- [Short problem]: Omit the pictures, please, and give each record below again exactly.

- [Source records]:

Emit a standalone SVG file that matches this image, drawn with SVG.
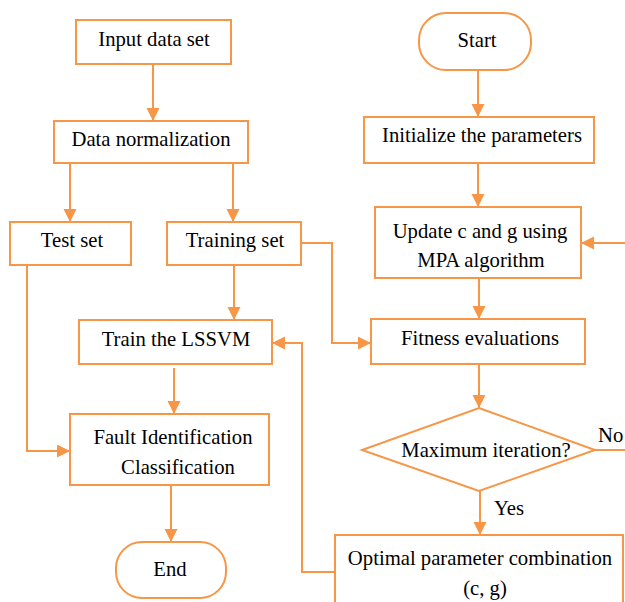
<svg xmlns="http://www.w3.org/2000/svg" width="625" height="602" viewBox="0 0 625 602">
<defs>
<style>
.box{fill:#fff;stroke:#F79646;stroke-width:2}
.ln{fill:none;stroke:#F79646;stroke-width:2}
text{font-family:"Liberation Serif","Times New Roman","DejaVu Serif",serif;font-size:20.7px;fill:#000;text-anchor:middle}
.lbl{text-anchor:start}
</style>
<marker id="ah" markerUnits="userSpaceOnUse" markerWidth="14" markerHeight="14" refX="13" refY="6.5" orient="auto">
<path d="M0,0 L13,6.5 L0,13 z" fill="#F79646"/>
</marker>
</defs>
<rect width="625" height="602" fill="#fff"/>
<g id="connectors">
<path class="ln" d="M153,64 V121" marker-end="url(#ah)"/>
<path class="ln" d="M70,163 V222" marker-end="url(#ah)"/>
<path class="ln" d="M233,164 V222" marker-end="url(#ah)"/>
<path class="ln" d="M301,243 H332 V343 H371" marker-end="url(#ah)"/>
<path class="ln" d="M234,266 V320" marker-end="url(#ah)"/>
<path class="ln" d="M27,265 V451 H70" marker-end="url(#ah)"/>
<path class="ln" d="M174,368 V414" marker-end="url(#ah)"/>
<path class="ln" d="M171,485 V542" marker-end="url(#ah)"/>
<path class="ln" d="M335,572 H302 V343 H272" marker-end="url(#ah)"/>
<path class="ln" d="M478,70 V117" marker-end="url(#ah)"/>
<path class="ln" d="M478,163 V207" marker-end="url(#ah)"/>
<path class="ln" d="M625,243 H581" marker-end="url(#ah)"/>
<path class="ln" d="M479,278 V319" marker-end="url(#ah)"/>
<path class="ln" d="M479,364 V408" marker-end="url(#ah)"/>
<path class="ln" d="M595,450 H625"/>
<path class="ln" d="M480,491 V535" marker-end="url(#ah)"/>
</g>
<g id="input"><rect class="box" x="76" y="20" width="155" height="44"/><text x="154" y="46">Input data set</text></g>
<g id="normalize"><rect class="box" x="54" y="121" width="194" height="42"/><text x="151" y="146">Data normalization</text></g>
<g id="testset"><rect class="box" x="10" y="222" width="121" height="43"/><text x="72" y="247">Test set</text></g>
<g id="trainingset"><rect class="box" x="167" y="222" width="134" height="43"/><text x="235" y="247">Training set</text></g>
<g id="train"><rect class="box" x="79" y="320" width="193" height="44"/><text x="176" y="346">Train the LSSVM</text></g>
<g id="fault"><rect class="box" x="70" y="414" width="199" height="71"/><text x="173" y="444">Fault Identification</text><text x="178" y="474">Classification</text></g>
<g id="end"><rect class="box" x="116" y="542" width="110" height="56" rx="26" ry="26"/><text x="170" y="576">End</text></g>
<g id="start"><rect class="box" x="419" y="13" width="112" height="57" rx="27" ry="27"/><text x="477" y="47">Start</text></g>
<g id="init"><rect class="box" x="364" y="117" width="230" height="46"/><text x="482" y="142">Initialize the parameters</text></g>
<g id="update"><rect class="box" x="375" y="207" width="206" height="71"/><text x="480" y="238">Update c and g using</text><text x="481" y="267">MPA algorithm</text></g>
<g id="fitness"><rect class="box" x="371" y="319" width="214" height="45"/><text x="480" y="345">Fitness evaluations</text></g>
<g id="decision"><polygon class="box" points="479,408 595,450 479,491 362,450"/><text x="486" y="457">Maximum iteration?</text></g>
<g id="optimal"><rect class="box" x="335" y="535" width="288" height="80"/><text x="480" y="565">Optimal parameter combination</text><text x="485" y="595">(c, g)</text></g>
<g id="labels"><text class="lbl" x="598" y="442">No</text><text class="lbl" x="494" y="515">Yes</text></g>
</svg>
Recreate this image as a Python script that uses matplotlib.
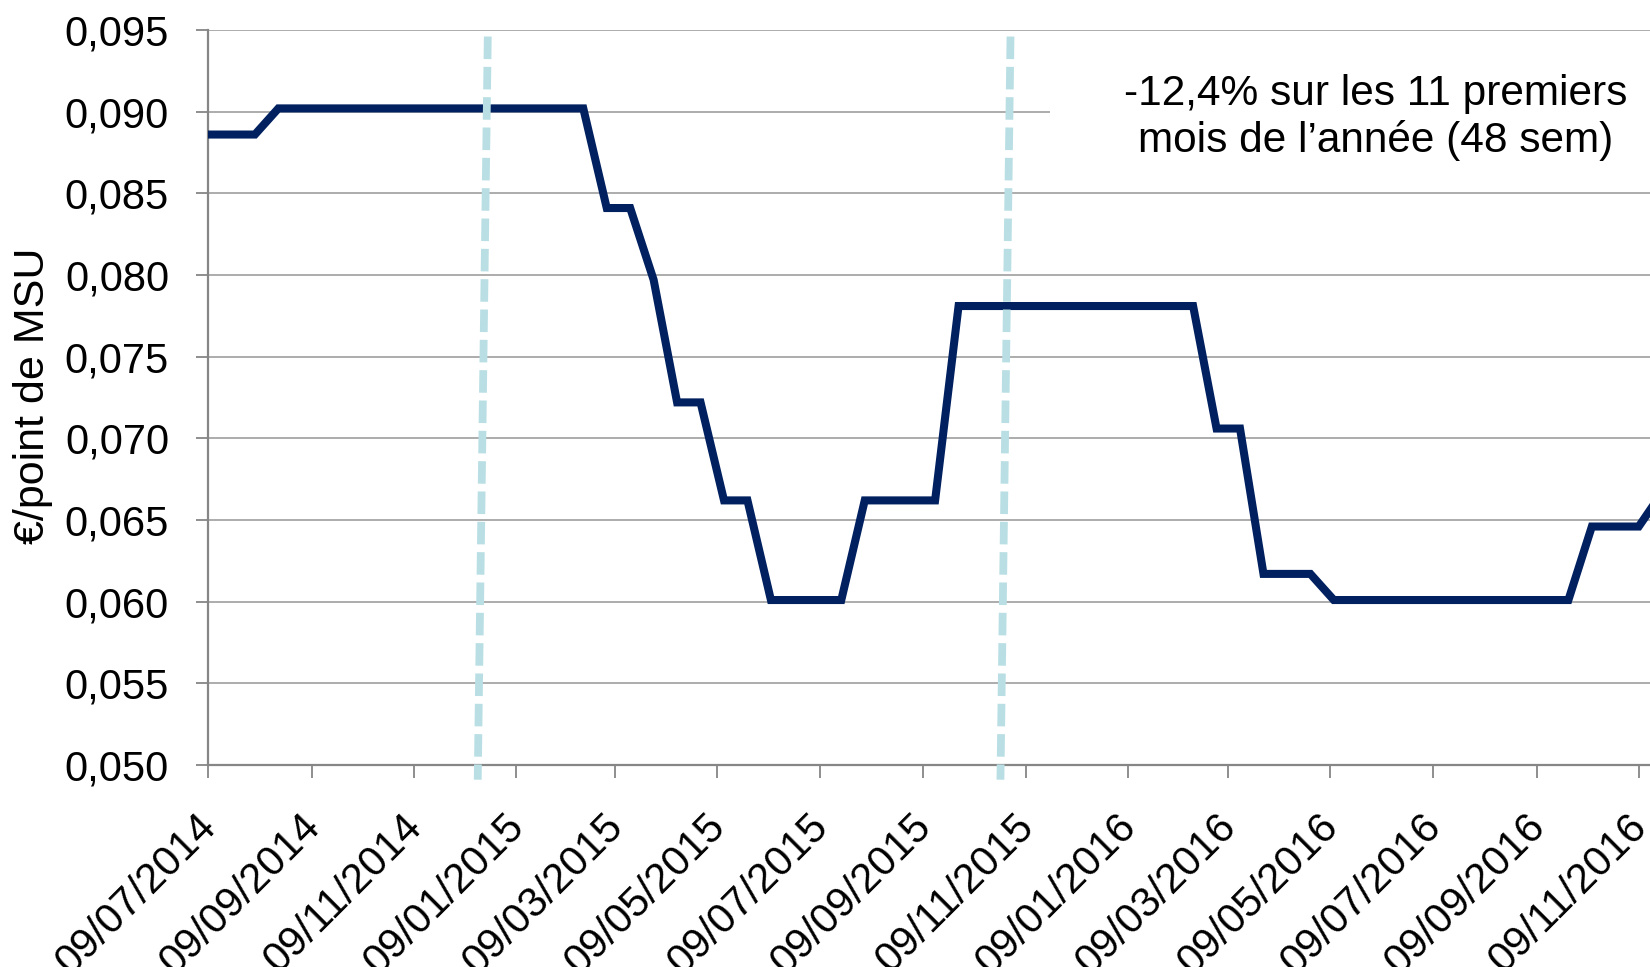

- [Task answer]:
Emit a standalone SVG file that matches this image, drawn with SVG.
<svg xmlns="http://www.w3.org/2000/svg" width="625" height="602" viewBox="0 0 625 602">
<defs>
<style>
.box{fill:#fff;stroke:#F79646;stroke-width:2}
.ln{fill:none;stroke:#F79646;stroke-width:2}
text{font-family:"Liberation Serif","Times New Roman","DejaVu Serif",serif;font-size:20.7px;fill:#000;text-anchor:middle}
.lbl{text-anchor:start}
</style>
<marker id="ah" markerUnits="userSpaceOnUse" markerWidth="14" markerHeight="14" refX="13" refY="6.5" orient="auto">
<path d="M0,0 L13,6.5 L0,13 z" fill="#F79646"/>
</marker>
</defs>
<rect width="625" height="602" fill="#fff"/>
<g id="connectors">
<path class="ln" d="M153,64 V121" marker-end="url(#ah)"/>
<path class="ln" d="M70,163 V222" marker-end="url(#ah)"/>
<path class="ln" d="M233,164 V222" marker-end="url(#ah)"/>
<path class="ln" d="M301,243 H332 V343 H371" marker-end="url(#ah)"/>
<path class="ln" d="M234,266 V320" marker-end="url(#ah)"/>
<path class="ln" d="M27,265 V451 H70" marker-end="url(#ah)"/>
<path class="ln" d="M174,368 V414" marker-end="url(#ah)"/>
<path class="ln" d="M171,485 V542" marker-end="url(#ah)"/>
<path class="ln" d="M335,572 H302 V343 H272" marker-end="url(#ah)"/>
<path class="ln" d="M478,70 V117" marker-end="url(#ah)"/>
<path class="ln" d="M478,163 V207" marker-end="url(#ah)"/>
<path class="ln" d="M625,243 H581" marker-end="url(#ah)"/>
<path class="ln" d="M479,278 V319" marker-end="url(#ah)"/>
<path class="ln" d="M479,364 V408" marker-end="url(#ah)"/>
<path class="ln" d="M595,450 H625"/>
<path class="ln" d="M480,491 V535" marker-end="url(#ah)"/>
</g>
<g id="input"><rect class="box" x="76" y="20" width="155" height="44"/><text x="154" y="46">Input data set</text></g>
<g id="normalize"><rect class="box" x="54" y="121" width="194" height="42"/><text x="151" y="146">Data normalization</text></g>
<g id="testset"><rect class="box" x="10" y="222" width="121" height="43"/><text x="72" y="247">Test set</text></g>
<g id="trainingset"><rect class="box" x="167" y="222" width="134" height="43"/><text x="235" y="247">Training set</text></g>
<g id="train"><rect class="box" x="79" y="320" width="193" height="44"/><text x="176" y="346">Train the LSSVM</text></g>
<g id="fault"><rect class="box" x="70" y="414" width="199" height="71"/><text x="173" y="444">Fault Identification</text><text x="178" y="474">Classification</text></g>
<g id="end"><rect class="box" x="116" y="542" width="110" height="56" rx="26" ry="26"/><text x="170" y="576">End</text></g>
<g id="start"><rect class="box" x="419" y="13" width="112" height="57" rx="27" ry="27"/><text x="477" y="47">Start</text></g>
<g id="init"><rect class="box" x="364" y="117" width="230" height="46"/><text x="482" y="142">Initialize the parameters</text></g>
<g id="update"><rect class="box" x="375" y="207" width="206" height="71"/><text x="480" y="238">Update c and g using</text><text x="481" y="267">MPA algorithm</text></g>
<g id="fitness"><rect class="box" x="371" y="319" width="214" height="45"/><text x="480" y="345">Fitness evaluations</text></g>
<g id="decision"><polygon class="box" points="479,408 595,450 479,491 362,450"/><text x="486" y="457">Maximum iteration?</text></g>
<g id="optimal"><rect class="box" x="335" y="535" width="288" height="80"/><text x="480" y="565">Optimal parameter combination</text><text x="485" y="595">(c, g)</text></g>
<g id="labels"><text class="lbl" x="598" y="442">No</text><text class="lbl" x="494" y="515">Yes</text></g>
</svg>
Recreate this image as a Python script that uses matplotlib.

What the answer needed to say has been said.